Source material:
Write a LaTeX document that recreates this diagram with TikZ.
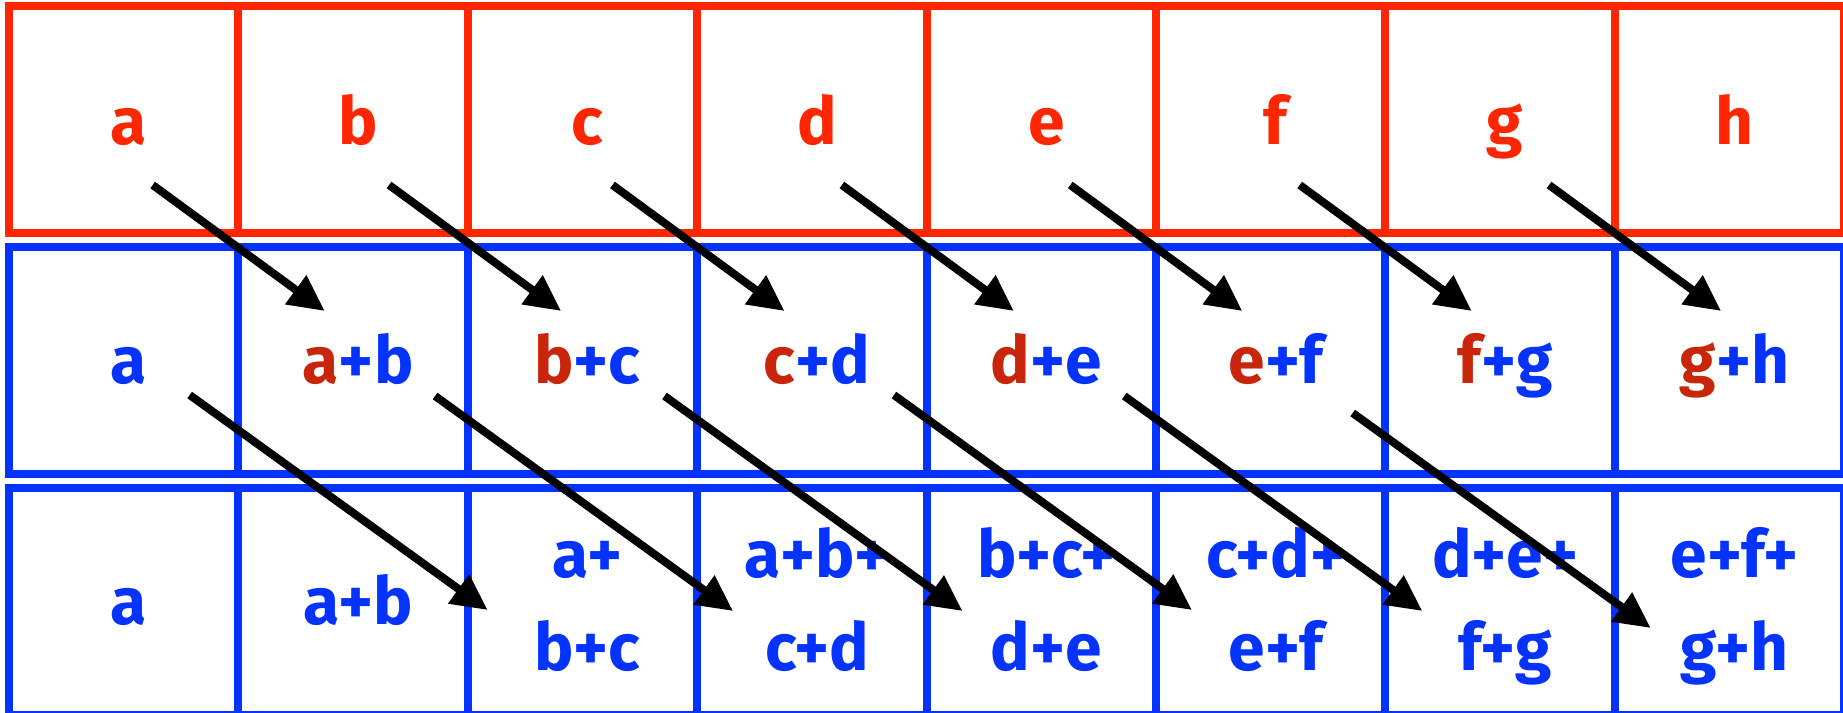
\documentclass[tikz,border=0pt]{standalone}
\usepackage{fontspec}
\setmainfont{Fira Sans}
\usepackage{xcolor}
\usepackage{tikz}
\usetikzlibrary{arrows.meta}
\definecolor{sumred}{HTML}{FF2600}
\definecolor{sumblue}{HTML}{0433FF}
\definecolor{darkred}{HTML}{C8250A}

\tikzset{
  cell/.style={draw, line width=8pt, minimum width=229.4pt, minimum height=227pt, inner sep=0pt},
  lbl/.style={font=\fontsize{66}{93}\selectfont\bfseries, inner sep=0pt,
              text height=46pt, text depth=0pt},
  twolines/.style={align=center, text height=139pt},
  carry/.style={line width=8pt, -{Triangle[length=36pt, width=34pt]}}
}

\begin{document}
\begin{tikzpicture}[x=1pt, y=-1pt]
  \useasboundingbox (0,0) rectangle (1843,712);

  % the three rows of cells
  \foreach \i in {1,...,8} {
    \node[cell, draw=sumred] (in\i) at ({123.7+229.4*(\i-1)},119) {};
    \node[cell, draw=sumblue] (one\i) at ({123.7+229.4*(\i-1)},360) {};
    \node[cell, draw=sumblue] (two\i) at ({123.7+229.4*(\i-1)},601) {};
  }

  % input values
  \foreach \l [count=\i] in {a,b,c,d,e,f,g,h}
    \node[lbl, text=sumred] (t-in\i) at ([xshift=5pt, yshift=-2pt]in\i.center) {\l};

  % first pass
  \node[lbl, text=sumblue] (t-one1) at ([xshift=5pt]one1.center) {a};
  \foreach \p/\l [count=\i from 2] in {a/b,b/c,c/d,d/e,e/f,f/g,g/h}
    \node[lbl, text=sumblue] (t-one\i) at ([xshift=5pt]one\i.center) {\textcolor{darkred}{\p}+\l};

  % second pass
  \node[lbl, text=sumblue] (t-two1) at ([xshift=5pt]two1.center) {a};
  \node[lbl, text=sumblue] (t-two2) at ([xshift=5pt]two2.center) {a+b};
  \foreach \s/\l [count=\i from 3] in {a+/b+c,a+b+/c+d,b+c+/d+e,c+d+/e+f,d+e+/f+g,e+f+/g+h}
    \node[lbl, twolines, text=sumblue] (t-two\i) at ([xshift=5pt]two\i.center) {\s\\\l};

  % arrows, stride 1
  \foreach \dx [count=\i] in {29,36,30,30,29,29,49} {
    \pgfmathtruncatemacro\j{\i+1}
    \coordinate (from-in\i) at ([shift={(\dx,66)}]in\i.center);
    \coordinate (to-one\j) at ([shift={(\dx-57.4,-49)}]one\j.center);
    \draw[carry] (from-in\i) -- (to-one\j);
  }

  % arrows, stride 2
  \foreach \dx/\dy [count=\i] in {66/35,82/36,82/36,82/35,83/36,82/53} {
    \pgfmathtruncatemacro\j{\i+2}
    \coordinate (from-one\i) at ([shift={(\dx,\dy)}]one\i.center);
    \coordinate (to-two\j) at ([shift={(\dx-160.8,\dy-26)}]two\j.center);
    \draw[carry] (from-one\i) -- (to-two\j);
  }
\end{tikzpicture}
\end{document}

* * *

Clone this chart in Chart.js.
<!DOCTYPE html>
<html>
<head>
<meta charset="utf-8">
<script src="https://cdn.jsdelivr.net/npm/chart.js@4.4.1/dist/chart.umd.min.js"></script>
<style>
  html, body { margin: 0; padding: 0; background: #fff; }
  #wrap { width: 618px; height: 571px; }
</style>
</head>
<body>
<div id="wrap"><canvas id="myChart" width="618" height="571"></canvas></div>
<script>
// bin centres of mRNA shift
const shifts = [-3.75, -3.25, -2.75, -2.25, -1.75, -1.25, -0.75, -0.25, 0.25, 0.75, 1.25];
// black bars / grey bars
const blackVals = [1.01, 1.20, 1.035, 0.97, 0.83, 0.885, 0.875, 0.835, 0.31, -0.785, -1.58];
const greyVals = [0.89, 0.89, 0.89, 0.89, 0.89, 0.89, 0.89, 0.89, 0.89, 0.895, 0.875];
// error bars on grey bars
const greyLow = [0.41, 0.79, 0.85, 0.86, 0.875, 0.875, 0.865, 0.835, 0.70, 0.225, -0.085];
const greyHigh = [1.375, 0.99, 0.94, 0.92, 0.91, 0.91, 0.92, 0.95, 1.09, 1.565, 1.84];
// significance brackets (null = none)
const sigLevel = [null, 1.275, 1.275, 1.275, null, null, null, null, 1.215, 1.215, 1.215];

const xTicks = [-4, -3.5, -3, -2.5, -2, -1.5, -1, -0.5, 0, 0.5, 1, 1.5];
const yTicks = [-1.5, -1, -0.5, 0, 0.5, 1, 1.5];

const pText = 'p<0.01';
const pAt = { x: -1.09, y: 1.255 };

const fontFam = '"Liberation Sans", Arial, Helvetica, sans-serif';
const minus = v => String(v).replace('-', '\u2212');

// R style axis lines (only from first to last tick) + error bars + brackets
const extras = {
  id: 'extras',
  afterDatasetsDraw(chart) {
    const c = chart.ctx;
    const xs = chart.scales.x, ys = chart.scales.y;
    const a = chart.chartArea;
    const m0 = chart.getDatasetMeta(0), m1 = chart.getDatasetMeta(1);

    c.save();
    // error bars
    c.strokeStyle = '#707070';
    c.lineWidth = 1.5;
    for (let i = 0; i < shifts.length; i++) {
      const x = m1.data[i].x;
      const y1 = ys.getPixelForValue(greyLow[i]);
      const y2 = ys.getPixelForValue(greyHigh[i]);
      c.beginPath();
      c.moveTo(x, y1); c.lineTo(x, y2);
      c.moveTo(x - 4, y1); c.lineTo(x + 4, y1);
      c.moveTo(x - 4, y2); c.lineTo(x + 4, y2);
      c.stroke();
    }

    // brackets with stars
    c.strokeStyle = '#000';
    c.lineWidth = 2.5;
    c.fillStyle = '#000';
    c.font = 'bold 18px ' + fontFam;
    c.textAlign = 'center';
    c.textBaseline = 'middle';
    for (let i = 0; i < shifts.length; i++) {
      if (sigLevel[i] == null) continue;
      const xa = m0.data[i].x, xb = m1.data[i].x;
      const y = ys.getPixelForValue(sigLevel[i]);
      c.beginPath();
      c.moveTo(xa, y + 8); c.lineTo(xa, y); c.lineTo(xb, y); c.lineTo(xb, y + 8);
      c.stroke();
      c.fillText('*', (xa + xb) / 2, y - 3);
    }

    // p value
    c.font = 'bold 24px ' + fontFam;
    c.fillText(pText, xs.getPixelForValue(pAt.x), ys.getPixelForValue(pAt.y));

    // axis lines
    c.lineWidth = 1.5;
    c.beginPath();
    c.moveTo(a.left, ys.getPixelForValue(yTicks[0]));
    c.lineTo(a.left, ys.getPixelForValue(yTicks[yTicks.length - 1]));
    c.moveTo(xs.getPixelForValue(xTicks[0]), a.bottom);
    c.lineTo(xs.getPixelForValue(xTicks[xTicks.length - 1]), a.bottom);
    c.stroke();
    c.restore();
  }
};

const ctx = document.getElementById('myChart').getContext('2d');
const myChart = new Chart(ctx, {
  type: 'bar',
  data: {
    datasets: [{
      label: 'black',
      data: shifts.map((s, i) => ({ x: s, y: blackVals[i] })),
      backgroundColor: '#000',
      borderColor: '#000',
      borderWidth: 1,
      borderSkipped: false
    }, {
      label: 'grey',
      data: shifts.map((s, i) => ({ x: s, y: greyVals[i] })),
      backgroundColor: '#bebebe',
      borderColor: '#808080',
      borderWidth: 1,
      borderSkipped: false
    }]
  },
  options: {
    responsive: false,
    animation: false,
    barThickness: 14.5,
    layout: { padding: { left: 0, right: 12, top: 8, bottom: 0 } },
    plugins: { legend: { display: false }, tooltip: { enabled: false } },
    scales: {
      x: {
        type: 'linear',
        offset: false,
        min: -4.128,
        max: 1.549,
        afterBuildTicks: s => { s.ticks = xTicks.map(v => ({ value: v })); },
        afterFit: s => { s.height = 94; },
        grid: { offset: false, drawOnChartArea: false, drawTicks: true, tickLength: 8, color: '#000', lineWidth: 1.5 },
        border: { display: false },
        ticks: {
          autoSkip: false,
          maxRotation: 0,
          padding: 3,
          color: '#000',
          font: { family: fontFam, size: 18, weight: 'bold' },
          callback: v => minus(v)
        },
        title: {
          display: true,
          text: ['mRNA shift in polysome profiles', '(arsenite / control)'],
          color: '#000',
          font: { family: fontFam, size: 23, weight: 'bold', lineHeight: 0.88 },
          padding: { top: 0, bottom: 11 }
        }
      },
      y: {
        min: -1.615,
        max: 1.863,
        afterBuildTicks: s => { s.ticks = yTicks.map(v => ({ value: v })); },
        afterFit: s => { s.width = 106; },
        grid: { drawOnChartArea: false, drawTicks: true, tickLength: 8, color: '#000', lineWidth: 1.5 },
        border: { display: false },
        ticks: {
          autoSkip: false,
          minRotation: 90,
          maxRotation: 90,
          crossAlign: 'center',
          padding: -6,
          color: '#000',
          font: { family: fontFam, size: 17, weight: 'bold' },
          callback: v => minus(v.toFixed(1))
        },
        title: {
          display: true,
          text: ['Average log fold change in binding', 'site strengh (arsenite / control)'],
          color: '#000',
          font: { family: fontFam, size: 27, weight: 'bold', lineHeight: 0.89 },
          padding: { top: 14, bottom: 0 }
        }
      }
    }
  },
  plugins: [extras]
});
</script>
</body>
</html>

Challenge: Transcribe the lines between the one holding "Write a LaTeX" and the one holding "text=sumred] (t-in\i) at", inclusive, and leave out any pictures.

Written response:
Write a LaTeX document that recreates this diagram with TikZ.
\documentclass[tikz,border=0pt]{standalone}
\usepackage{fontspec}
\setmainfont{Fira Sans}
\usepackage{xcolor}
\usepackage{tikz}
\usetikzlibrary{arrows.meta}
\definecolor{sumred}{HTML}{FF2600}
\definecolor{sumblue}{HTML}{0433FF}
\definecolor{darkred}{HTML}{C8250A}

\tikzset{
  cell/.style={draw, line width=8pt, minimum width=229.4pt, minimum height=227pt, inner sep=0pt},
  lbl/.style={font=\fontsize{66}{93}\selectfont\bfseries, inner sep=0pt,
              text height=46pt, text depth=0pt},
  twolines/.style={align=center, text height=139pt},
  carry/.style={line width=8pt, -{Triangle[length=36pt, width=34pt]}}
}

\begin{document}
\begin{tikzpicture}[x=1pt, y=-1pt]
  \useasboundingbox (0,0) rectangle (1843,712);

  % the three rows of cells
  \foreach \i in {1,...,8} {
    \node[cell, draw=sumred] (in\i) at ({123.7+229.4*(\i-1)},119) {};
    \node[cell, draw=sumblue] (one\i) at ({123.7+229.4*(\i-1)},360) {};
    \node[cell, draw=sumblue] (two\i) at ({123.7+229.4*(\i-1)},601) {};
  }

  % input values
  \foreach \l [count=\i] in {a,b,c,d,e,f,g,h}
    \node[lbl, text=sumred] (t-in\i) at ([xshift=5pt, yshift=-2pt]in\i.center) {\l};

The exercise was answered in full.